:: Given problem ::
Reproduce all of the data below without alteration; exclude every picture.

:: Data excerpt ::
BEGIN

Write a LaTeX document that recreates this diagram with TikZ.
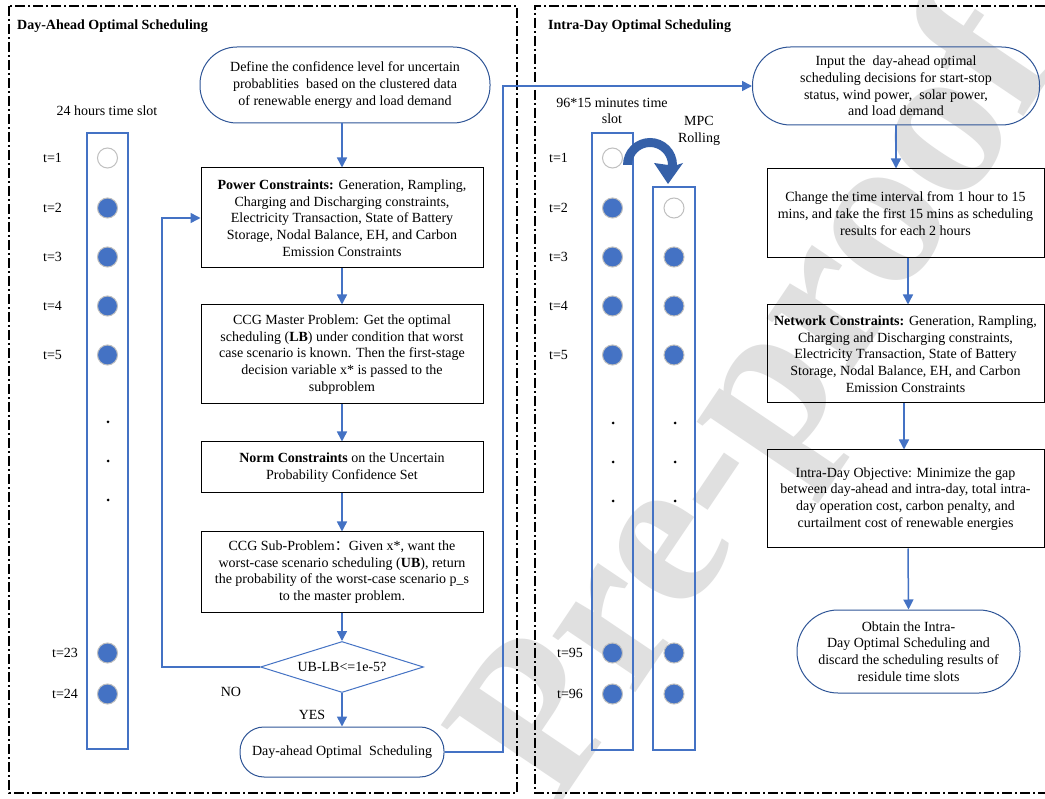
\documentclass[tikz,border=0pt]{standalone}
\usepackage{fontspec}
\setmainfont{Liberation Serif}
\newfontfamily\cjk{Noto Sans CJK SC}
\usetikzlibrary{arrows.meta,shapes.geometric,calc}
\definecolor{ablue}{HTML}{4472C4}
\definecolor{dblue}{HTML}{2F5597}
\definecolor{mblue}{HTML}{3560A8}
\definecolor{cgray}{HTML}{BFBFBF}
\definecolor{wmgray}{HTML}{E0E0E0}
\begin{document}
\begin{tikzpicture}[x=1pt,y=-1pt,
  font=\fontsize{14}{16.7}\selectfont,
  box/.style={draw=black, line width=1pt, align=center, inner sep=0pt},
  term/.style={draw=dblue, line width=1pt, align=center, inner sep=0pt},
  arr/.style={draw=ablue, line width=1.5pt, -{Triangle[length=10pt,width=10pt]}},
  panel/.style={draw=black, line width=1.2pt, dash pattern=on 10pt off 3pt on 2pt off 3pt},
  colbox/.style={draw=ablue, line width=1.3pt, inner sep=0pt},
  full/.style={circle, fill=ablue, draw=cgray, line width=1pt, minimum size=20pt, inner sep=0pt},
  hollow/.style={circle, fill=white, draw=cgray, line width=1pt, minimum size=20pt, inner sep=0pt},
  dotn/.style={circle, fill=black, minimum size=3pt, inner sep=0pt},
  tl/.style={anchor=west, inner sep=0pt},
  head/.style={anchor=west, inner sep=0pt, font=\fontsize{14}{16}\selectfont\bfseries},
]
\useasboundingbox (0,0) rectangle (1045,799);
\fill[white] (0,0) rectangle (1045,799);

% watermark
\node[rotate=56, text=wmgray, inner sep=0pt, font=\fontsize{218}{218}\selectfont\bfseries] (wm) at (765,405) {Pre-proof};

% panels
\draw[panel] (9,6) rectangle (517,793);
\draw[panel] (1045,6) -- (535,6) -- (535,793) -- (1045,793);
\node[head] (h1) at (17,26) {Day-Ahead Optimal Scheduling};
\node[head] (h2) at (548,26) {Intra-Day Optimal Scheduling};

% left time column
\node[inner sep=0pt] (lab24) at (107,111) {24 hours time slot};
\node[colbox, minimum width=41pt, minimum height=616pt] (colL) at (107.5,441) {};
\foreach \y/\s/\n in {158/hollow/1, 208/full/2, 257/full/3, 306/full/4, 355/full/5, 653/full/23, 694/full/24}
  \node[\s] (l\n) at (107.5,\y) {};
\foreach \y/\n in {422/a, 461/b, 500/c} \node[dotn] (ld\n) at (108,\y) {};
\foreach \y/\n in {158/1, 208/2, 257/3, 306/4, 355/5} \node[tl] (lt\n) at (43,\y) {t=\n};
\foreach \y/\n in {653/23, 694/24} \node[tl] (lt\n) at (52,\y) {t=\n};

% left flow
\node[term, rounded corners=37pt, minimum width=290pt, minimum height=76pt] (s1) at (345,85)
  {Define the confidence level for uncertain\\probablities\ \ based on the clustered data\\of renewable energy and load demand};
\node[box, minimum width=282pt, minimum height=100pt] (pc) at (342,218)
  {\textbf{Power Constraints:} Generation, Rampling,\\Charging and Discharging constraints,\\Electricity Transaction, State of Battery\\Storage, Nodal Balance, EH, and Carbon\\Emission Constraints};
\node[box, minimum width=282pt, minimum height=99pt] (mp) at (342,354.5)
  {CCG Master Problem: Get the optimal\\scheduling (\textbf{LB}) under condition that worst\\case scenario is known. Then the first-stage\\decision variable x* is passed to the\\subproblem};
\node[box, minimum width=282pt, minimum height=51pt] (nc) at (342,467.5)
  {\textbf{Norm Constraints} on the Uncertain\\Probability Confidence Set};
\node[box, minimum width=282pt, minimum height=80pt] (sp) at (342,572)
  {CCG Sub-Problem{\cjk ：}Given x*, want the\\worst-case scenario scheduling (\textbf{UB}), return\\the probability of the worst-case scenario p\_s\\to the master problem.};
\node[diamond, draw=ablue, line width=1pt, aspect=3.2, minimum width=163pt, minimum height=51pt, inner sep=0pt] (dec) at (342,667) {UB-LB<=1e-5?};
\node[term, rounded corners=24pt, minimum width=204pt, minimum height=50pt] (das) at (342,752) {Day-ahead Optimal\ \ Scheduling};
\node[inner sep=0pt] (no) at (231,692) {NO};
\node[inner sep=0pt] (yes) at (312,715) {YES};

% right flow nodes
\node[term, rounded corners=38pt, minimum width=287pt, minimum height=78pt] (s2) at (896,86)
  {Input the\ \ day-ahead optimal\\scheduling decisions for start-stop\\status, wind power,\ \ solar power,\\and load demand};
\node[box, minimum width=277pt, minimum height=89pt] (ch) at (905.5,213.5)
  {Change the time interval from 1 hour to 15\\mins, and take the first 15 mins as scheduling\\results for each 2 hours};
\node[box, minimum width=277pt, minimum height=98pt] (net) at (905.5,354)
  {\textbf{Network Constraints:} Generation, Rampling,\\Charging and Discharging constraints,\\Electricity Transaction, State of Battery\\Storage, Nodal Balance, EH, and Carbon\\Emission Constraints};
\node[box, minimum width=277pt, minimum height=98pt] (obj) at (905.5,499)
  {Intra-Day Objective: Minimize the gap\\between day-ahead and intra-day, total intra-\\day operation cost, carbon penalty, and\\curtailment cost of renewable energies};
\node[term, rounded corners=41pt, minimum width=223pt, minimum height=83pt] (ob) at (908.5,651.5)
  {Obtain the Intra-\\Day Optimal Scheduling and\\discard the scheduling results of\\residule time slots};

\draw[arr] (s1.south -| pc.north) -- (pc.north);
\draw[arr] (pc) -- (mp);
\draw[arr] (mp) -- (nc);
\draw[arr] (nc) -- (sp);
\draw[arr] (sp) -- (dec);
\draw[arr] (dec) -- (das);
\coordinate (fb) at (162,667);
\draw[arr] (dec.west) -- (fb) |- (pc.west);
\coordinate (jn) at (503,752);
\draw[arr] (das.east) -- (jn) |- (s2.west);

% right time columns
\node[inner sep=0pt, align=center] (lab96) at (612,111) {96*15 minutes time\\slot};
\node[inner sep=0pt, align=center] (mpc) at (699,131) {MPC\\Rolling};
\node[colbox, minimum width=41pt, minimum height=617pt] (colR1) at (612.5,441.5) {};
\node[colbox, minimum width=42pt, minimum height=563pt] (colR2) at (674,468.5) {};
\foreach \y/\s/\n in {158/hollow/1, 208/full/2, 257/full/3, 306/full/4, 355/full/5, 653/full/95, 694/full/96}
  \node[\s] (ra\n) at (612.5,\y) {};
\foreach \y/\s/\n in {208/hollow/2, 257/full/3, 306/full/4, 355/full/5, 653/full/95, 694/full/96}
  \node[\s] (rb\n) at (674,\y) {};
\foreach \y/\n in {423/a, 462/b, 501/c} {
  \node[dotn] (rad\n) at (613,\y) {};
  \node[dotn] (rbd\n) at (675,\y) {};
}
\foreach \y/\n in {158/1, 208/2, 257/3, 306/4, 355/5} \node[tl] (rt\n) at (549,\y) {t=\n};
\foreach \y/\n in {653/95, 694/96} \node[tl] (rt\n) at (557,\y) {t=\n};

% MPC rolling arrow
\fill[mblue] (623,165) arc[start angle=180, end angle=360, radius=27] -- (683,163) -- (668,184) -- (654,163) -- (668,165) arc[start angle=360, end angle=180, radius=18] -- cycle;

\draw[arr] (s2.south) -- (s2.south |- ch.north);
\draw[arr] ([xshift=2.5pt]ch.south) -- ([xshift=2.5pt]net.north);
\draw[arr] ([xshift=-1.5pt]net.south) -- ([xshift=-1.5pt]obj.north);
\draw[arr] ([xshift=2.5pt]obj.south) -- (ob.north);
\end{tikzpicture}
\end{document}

END

:: Exercise solution ::
Write a LaTeX document that recreates this diagram with TikZ.
\documentclass[tikz,border=0pt]{standalone}
\usepackage{fontspec}
\setmainfont{Liberation Serif}
\newfontfamily\cjk{Noto Sans CJK SC}
\usetikzlibrary{arrows.meta,shapes.geometric,calc}
\definecolor{ablue}{HTML}{4472C4}
\definecolor{dblue}{HTML}{2F5597}
\definecolor{mblue}{HTML}{3560A8}
\definecolor{cgray}{HTML}{BFBFBF}
\definecolor{wmgray}{HTML}{E0E0E0}
\begin{document}
\begin{tikzpicture}[x=1pt,y=-1pt,
  font=\fontsize{14}{16.7}\selectfont,
  box/.style={draw=black, line width=1pt, align=center, inner sep=0pt},
  term/.style={draw=dblue, line width=1pt, align=center, inner sep=0pt},
  arr/.style={draw=ablue, line width=1.5pt, -{Triangle[length=10pt,width=10pt]}},
  panel/.style={draw=black, line width=1.2pt, dash pattern=on 10pt off 3pt on 2pt off 3pt},
  colbox/.style={draw=ablue, line width=1.3pt, inner sep=0pt},
  full/.style={circle, fill=ablue, draw=cgray, line width=1pt, minimum size=20pt, inner sep=0pt},
  hollow/.style={circle, fill=white, draw=cgray, line width=1pt, minimum size=20pt, inner sep=0pt},
  dotn/.style={circle, fill=black, minimum size=3pt, inner sep=0pt},
  tl/.style={anchor=west, inner sep=0pt},
  head/.style={anchor=west, inner sep=0pt, font=\fontsize{14}{16}\selectfont\bfseries},
]
\useasboundingbox (0,0) rectangle (1045,799);
\fill[white] (0,0) rectangle (1045,799);

% watermark
\node[rotate=56, text=wmgray, inner sep=0pt, font=\fontsize{218}{218}\selectfont\bfseries] (wm) at (765,405) {Pre-proof};

% panels
\draw[panel] (9,6) rectangle (517,793);
\draw[panel] (1045,6) -- (535,6) -- (535,793) -- (1045,793);
\node[head] (h1) at (17,26) {Day-Ahead Optimal Scheduling};
\node[head] (h2) at (548,26) {Intra-Day Optimal Scheduling};

% left time column
\node[inner sep=0pt] (lab24) at (107,111) {24 hours time slot};
\node[colbox, minimum width=41pt, minimum height=616pt] (colL) at (107.5,441) {};
\foreach \y/\s/\n in {158/hollow/1, 208/full/2, 257/full/3, 306/full/4, 355/full/5, 653/full/23, 694/full/24}
  \node[\s] (l\n) at (107.5,\y) {};
\foreach \y/\n in {422/a, 461/b, 500/c} \node[dotn] (ld\n) at (108,\y) {};
\foreach \y/\n in {158/1, 208/2, 257/3, 306/4, 355/5} \node[tl] (lt\n) at (43,\y) {t=\n};
\foreach \y/\n in {653/23, 694/24} \node[tl] (lt\n) at (52,\y) {t=\n};

% left flow
\node[term, rounded corners=37pt, minimum width=290pt, minimum height=76pt] (s1) at (345,85)
  {Define the confidence level for uncertain\\probablities\ \ based on the clustered data\\of renewable energy and load demand};
\node[box, minimum width=282pt, minimum height=100pt] (pc) at (342,218)
  {\textbf{Power Constraints:} Generation, Rampling,\\Charging and Discharging constraints,\\Electricity Transaction, State of Battery\\Storage, Nodal Balance, EH, and Carbon\\Emission Constraints};
\node[box, minimum width=282pt, minimum height=99pt] (mp) at (342,354.5)
  {CCG Master Problem: Get the optimal\\scheduling (\textbf{LB}) under condition that worst\\case scenario is known. Then the first-stage\\decision variable x* is passed to the\\subproblem};
\node[box, minimum width=282pt, minimum height=51pt] (nc) at (342,467.5)
  {\textbf{Norm Constraints} on the Uncertain\\Probability Confidence Set};
\node[box, minimum width=282pt, minimum height=80pt] (sp) at (342,572)
  {CCG Sub-Problem{\cjk ：}Given x*, want the\\worst-case scenario scheduling (\textbf{UB}), return\\the probability of the worst-case scenario p\_s\\to the master problem.};
\node[diamond, draw=ablue, line width=1pt, aspect=3.2, minimum width=163pt, minimum height=51pt, inner sep=0pt] (dec) at (342,667) {UB-LB<=1e-5?};
\node[term, rounded corners=24pt, minimum width=204pt, minimum height=50pt] (das) at (342,752) {Day-ahead Optimal\ \ Scheduling};
\node[inner sep=0pt] (no) at (231,692) {NO};
\node[inner sep=0pt] (yes) at (312,715) {YES};

% right flow nodes
\node[term, rounded corners=38pt, minimum width=287pt, minimum height=78pt] (s2) at (896,86)
  {Input the\ \ day-ahead optimal\\scheduling decisions for start-stop\\status, wind power,\ \ solar power,\\and load demand};
\node[box, minimum width=277pt, minimum height=89pt] (ch) at (905.5,213.5)
  {Change the time interval from 1 hour to 15\\mins, and take the first 15 mins as scheduling\\results for each 2 hours};
\node[box, minimum width=277pt, minimum height=98pt] (net) at (905.5,354)
  {\textbf{Network Constraints:} Generation, Rampling,\\Charging and Discharging constraints,\\Electricity Transaction, State of Battery\\Storage, Nodal Balance, EH, and Carbon\\Emission Constraints};
\node[box, minimum width=277pt, minimum height=98pt] (obj) at (905.5,499)
  {Intra-Day Objective: Minimize the gap\\between day-ahead and intra-day, total intra-\\day operation cost, carbon penalty, and\\curtailment cost of renewable energies};
\node[term, rounded corners=41pt, minimum width=223pt, minimum height=83pt] (ob) at (908.5,651.5)
  {Obtain the Intra-\\Day Optimal Scheduling and\\discard the scheduling results of\\residule time slots};

\draw[arr] (s1.south -| pc.north) -- (pc.north);
\draw[arr] (pc) -- (mp);
\draw[arr] (mp) -- (nc);
\draw[arr] (nc) -- (sp);
\draw[arr] (sp) -- (dec);
\draw[arr] (dec) -- (das);
\coordinate (fb) at (162,667);
\draw[arr] (dec.west) -- (fb) |- (pc.west);
\coordinate (jn) at (503,752);
\draw[arr] (das.east) -- (jn) |- (s2.west);

% right time columns
\node[inner sep=0pt, align=center] (lab96) at (612,111) {96*15 minutes time\\slot};
\node[inner sep=0pt, align=center] (mpc) at (699,131) {MPC\\Rolling};
\node[colbox, minimum width=41pt, minimum height=617pt] (colR1) at (612.5,441.5) {};
\node[colbox, minimum width=42pt, minimum height=563pt] (colR2) at (674,468.5) {};
\foreach \y/\s/\n in {158/hollow/1, 208/full/2, 257/full/3, 306/full/4, 355/full/5, 653/full/95, 694/full/96}
  \node[\s] (ra\n) at (612.5,\y) {};
\foreach \y/\s/\n in {208/hollow/2, 257/full/3, 306/full/4, 355/full/5, 653/full/95, 694/full/96}
  \node[\s] (rb\n) at (674,\y) {};
\foreach \y/\n in {423/a, 462/b, 501/c} {
  \node[dotn] (rad\n) at (613,\y) {};
  \node[dotn] (rbd\n) at (675,\y) {};
}
\foreach \y/\n in {158/1, 208/2, 257/3, 306/4, 355/5} \node[tl] (rt\n) at (549,\y) {t=\n};
\foreach \y/\n in {653/95, 694/96} \node[tl] (rt\n) at (557,\y) {t=\n};

% MPC rolling arrow
\fill[mblue] (623,165) arc[start angle=180, end angle=360, radius=27] -- (683,163) -- (668,184) -- (654,163) -- (668,165) arc[start angle=360, end angle=180, radius=18] -- cycle;

\draw[arr] (s2.south) -- (s2.south |- ch.north);
\draw[arr] ([xshift=2.5pt]ch.south) -- ([xshift=2.5pt]net.north);
\draw[arr] ([xshift=-1.5pt]net.south) -- ([xshift=-1.5pt]obj.north);
\draw[arr] ([xshift=2.5pt]obj.south) -- (ob.north);
\end{tikzpicture}
\end{document}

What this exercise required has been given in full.